‘Budget fails to make education inclusive’

The education sector in general, and school education, in particular, was badly affected due to the Covid-19 outbreak.
Niranjanaradhya V P Development  Educationist
Niranjanaradhya V P Development  Educationist

BENGALURU: The education sector in general, and school education, in particular, was badly affected due to the Covid-19 outbreak. Schools were shut from March 14, 2020. As a result, learning in schools was at a standstill. When the pandemic worsened, the traditional classroom learning process was replaced by digital online platforms. Due to the digital divide in the State, the learning process broadened the gap between the haves and have-nots, urban and rural, girls from disadvantaged communities, disadvantaged groups, including children with disabilities, further accelerating and sharpening pre-existing inequality and discrimination within the school system.  

This unexpected crisis derailed the learning process in the state, affecting nearly 10 million children. As per studies, children in public schools lost many competencies learnt in previous grades, especially in language and math, resulting in deep learning loss. Rural children, especially girls, bear the brunt. The digital divide, combined with no access to physical learning, has pushed a number of children out of school, jeopardising their fundamental right to education.
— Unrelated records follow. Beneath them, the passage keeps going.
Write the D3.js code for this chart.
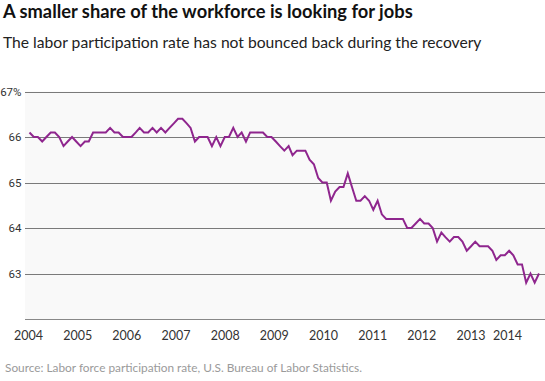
<!DOCTYPE html>
<html>
<head>
<meta charset="utf-8">
<script src="https://cdn.jsdelivr.net/npm/d3@7"></script>
<style>
  html, body { margin: 0; padding: 0; background: #fff; }
  svg { display: block; font-family: Lato, "Open Sans", sans-serif; }
</style>
</head>
<body>
<svg id="chart" width="545" height="381"></svg>
<script>
// ---- Data: monthly labor force participation rate (%), Jan 2004 – Jan 2014 ----
const startYear = 2004;
const rate2004 = [66.1, 66.0, 66.0, 65.9, 66.0, 66.1, 66.1, 66.0, 65.8, 65.9, 66.0, 65.9];
const rate2005 = [65.8, 65.9, 65.9, 66.1, 66.1, 66.1, 66.1, 66.2, 66.1, 66.1, 66.0, 66.0];
const rate2006 = [66.0, 66.1, 66.2, 66.1, 66.1, 66.2, 66.1, 66.2, 66.1, 66.2, 66.3, 66.4];
const rate2007 = [66.4, 66.3, 66.2, 65.9, 66.0, 66.0, 66.0, 65.8, 66.0, 65.8, 66.0, 66.0];
const rate2008 = [66.2, 66.0, 66.1, 65.9, 66.1, 66.1, 66.1, 66.1, 66.0, 66.0, 65.9, 65.8];
const rate2009 = [65.7, 65.8, 65.6, 65.7, 65.7, 65.7, 65.5, 65.4, 65.1, 65.0, 65.0, 64.6];
const rate2010 = [64.8, 64.9, 64.9, 65.2, 64.9, 64.6, 64.6, 64.7, 64.6, 64.4, 64.6, 64.3];
const rate2011 = [64.2, 64.2, 64.2, 64.2, 64.2, 64.0, 64.0, 64.1, 64.2, 64.1, 64.1, 64.0];
const rate2012 = [63.7, 63.9, 63.8, 63.7, 63.8, 63.8, 63.7, 63.5, 63.6, 63.7, 63.6, 63.6];
const rate2013 = [63.6, 63.5, 63.3, 63.4, 63.4, 63.5, 63.4, 63.2, 63.2, 62.8, 63.0, 62.8];
const rate2014 = [63.0];
const yearLabels = ["2004","2005","2006","2007","2008","2009","2010","2011","2012","2013","2014"];
const yTicks = [63, 64, 65, 66, 67];
const yDomain = [62, 67];

const titleText = "A smaller share of the workforce is looking for jobs";
const subtitleText = "The labor participation rate has not bounced back during the recovery";
const sourceText = "Source: Labor force participation rate, U.S. Bureau of Labor Statistics.";

// ---- Build series ----
const allYears = [rate2004, rate2005, rate2006, rate2007, rate2008, rate2009,
                  rate2010, rate2011, rate2012, rate2013, rate2014];
const series = [];
allYears.forEach((arr, yi) => arr.forEach((v, m) => {
  series.push({ date: new Date(startYear + yi, m, 1), value: v });
}));

const svg = d3.select("#chart");

const plot = { left: 25, right: 545, top: 91.5, bottom: 319 };

const x = d3.scaleTime()
  .domain([new Date(2004, 0, 1), new Date(2014, 0, 1)])
  .range([29.5, 539]);
const y = d3.scaleLinear().domain(yDomain).range([plot.bottom, plot.top]);
const xLabel = d3.scalePoint().domain(yearLabels.slice(0, 10)).range([28.5, 471]);

// helper: fit text to a target width
function fit(sel, target) {
  const fs = parseFloat(sel.attr("font-size"));
  const w = sel.node().getComputedTextLength();
  sel.attr("font-size", (fs * target / w).toFixed(2));
}

// Titles
fit(svg.append("text").attr("x", 3).attr("y", 18.3)
  .attr("font-size", 16).attr("font-weight", 700).attr("fill", "#111")
  .text(titleText), 410);
fit(svg.append("text").attr("x", 3).attr("y", 47.6)
  .attr("font-size", 14).attr("fill", "#222")
  .text(subtitleText), 479);

// Plot background
svg.append("rect")
  .attr("x", plot.left).attr("y", plot.top)
  .attr("width", plot.right - plot.left).attr("height", plot.bottom - plot.top)
  .attr("fill", "#f9f9f9");

// Gridlines + y labels
const yAxis = svg.append("g");
yTicks.forEach(t => {
  yAxis.append("line")
    .attr("x1", plot.left).attr("x2", plot.right)
    .attr("y1", Math.round(y(t)) + 0.5).attr("y2", Math.round(y(t)) + 0.5)
    .attr("stroke", "#7a7a7a").attr("stroke-width", 1);
  yAxis.append("text")
    .attr("x", 21.5).attr("y", y(t)).attr("dy", "0.35em")
    .attr("text-anchor", "end").attr("font-size", 11.5).attr("fill", "#333")
    .attr("font-family", "Roboto, Lato, sans-serif")
    .text(t === yDomain[1] ? t + "%" : t);
});

// Bottom axis line
svg.append("line")
  .attr("x1", plot.left).attr("x2", plot.right)
  .attr("y1", Math.round(y(yDomain[0])) + 0.5).attr("y2", Math.round(y(yDomain[0])) + 0.5)
  .attr("stroke", "#888").attr("stroke-width", 1);

// X labels
const xAxis = svg.append("g");
yearLabels.forEach((lab, i) => {
  const last = i === yearLabels.length - 1;
  xAxis.append("text")
    .attr("x", last ? 522 : xLabel(lab))
    .attr("y", 340)
    .attr("text-anchor", last ? "end" : "middle")
    .attr("font-size", 12.5).attr("fill", "#333")
    .text(lab);
});

// Line
const line = d3.line().x(d => x(d.date)).y(d => y(d.value));
svg.append("path")
  .datum(series)
  .attr("d", line)
  .attr("fill", "none")
  .attr("stroke", "#8f268e")
  .attr("stroke-width", 2)
  .attr("stroke-linejoin", "miter");

// Source
fit(svg.append("text").attr("x", 5).attr("y", 372)
  .attr("font-size", 11).attr("fill", "#9a9a9a")
  .text(sourceText), 357);
</script>
</body>
</html>
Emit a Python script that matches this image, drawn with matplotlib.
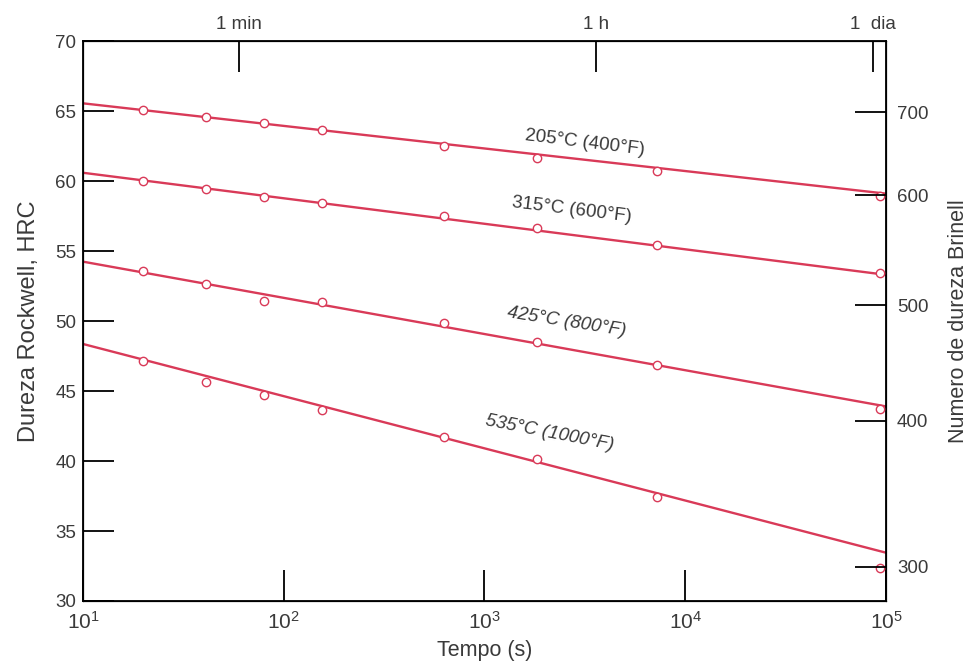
import numpy as np
import matplotlib.pyplot as plt

plt.rcParams["font.family"] = ["Liberation Sans", "DejaVu Sans"]

# tempo de revenimento (s) dos pontos medidos
tempo = [20, 41, 80, 155, 630, 1820, 7200, 93000]

# dureza HRC medida em cada temperatura
hrc_205 = [65.07, 64.55, 64.12, 63.62, 62.5, 61.62, 60.71, 58.95]
hrc_315 = [60.02, 59.43, 58.88, 58.4, 57.5, 56.62, 55.43, 53.41]
hrc_425 = [53.6, 52.64, 51.45, 51.38, 49.83, 48.52, 46.86, 43.69]
hrc_535 = [47.16, 45.66, 44.71, 43.64, 41.69, 40.14, 37.45, 32.34]

# retas ajustadas: HRC em t = 10 s e t = 1e5 s
reta_t = [10, 1e5]
reta_205 = [65.55, 59.1]
reta_315 = [60.59, 53.3]
reta_425 = [54.24, 43.9]
reta_535 = [48.36, 33.45]

rotulos = ["205°C (400°F)", "315°C (600°F)", "425°C (800°F)", "535°C (1000°F)"]
rot_t = [3160, 2730, 2550, 2120]
rot_y = [62.75, 57.95, 49.9, 42.0]
rot_ang = [-7, -7, -9, -11]
rot_estilo = ["normal", "normal", "italic", "italic"]

# escala Brinell (posicao em HRC)
hb_pos = [64.93, 59.0, 51.14, 42.86, 32.43]
hb_lab = ["700", "600", "500", "400", "300"]

# eixo superior
top_t = [60, 3600, 86400]
top_lab = ["1 min", "1 h", "1  dia"]

VERM = "#d93a58"
CINZA = "#3a3a3a"

fig = plt.figure(figsize=(9.75, 6.66), dpi=100)
ax = fig.add_axes([0.0851, 0.0976, 0.8236, 0.8408])

for hrc, reta in [(hrc_205, reta_205), (hrc_315, reta_315),
                  (hrc_425, reta_425), (hrc_535, reta_535)]:
    ax.plot(reta_t, reta, color=VERM, lw=1.7, zorder=2)
    ax.plot(tempo, hrc, "o", ms=6, mfc="white", mec=VERM, mew=1.0, zorder=3)

for txt, t, y, a, st in zip(rotulos, rot_t, rot_y, rot_ang, rot_estilo):
    ax.text(t, y, txt, rotation=a, ha="center", va="center",
            fontsize=13.5, color=CINZA, style=st, rotation_mode="anchor")

ax.set_xscale("log")
ax.set_xlim(10, 1e5)
ax.set_ylim(30, 70)
ax.set_yticks([30, 35, 40, 45, 50, 55, 60, 65, 70])
ax.set_xticks([10, 100, 1000, 10000, 100000])
ax.minorticks_off()
ax.tick_params(axis="both", direction="in", length=22, width=1.3,
               labelsize=13.5, labelcolor=CINZA, pad=5)
ax.tick_params(axis="x", labelsize=15, pad=7)
ax.set_xlabel("Tempo (s)", fontsize=15.5, color=CINZA, labelpad=5)
ax.set_ylabel("Dureza Rockwell, HRC", fontsize=17, color=CINZA, labelpad=11)
for s in ax.spines.values():
    s.set_linewidth(1.3)

axr = ax.twinx()
axr.set_ylim(30, 70)
axr.set_yticks(hb_pos)
axr.set_yticklabels(hb_lab)
axr.tick_params(axis="y", direction="in", length=22, width=1.3,
                labelsize=13.5, labelcolor=CINZA, pad=8)
axr.set_ylabel("Numero de dureza Brinell", fontsize=15.5, color=CINZA,
               labelpad=14)

axt = ax.twiny()
axt.set_xscale("log")
axt.set_xlim(10, 1e5)
axt.set_xticks(top_t)
axt.set_xticklabels(top_lab)
axt.minorticks_off()
axt.tick_params(axis="x", direction="in", length=22, width=1.3,
                labelsize=13.5, labelcolor=CINZA, pad=6)

fig.savefig("out.png", dpi=100)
As a result, the problem of child labour, child bonded labour, child marriage, child abuse, child trafficking, child begging etc, increased many fold by reversing all concerted efforts made to address these issues in the last two-three decades.

In this context, there were a lot of expectations from the State Budget, especially for public school education to address the learning crisis and challenges to children. Moreover, this is the first budget presented by the Chief Minister after the National Education Policy (NEP) was launched by the Centre. The state government was overambitious and become exemplary in implementation of the NEP. Hence, a clear financially-backed road map for NEP was expected.

However, the Chief Minister poured cold water on these expectations of poor children, parents and academia. Though there are a few negligible proposals for providing infrastructure, sanitary facilities and furniture to schools and pre-university colleges (overall Rs 350 crore), it lacks a holistic approach to strengthen public education.

The education sector has received a budget of Rs 29,688 crore for 2021-22, down by Rs 80 crore from 2020-21. In terms of overall percentage, education’s share decreased from 12.5% in 2020-21 to 12% in 2021-22. The Budget is silent on Covid-19 response measures for education, when nearly 10 million children have lost an entire year because of the pandemic.

The absence of concrete and planned measures to bring school education out of a pandemic crisis raises the larger question of whether school education is really a priority for the ruling government. The ambitious plan of the state government to implement the NEP without substantial financial resources seems doomed to failure. The budget fails to offer any financial road map for NEP implementation. Ironically, it confines itself to creating awareness on NEP for education staff.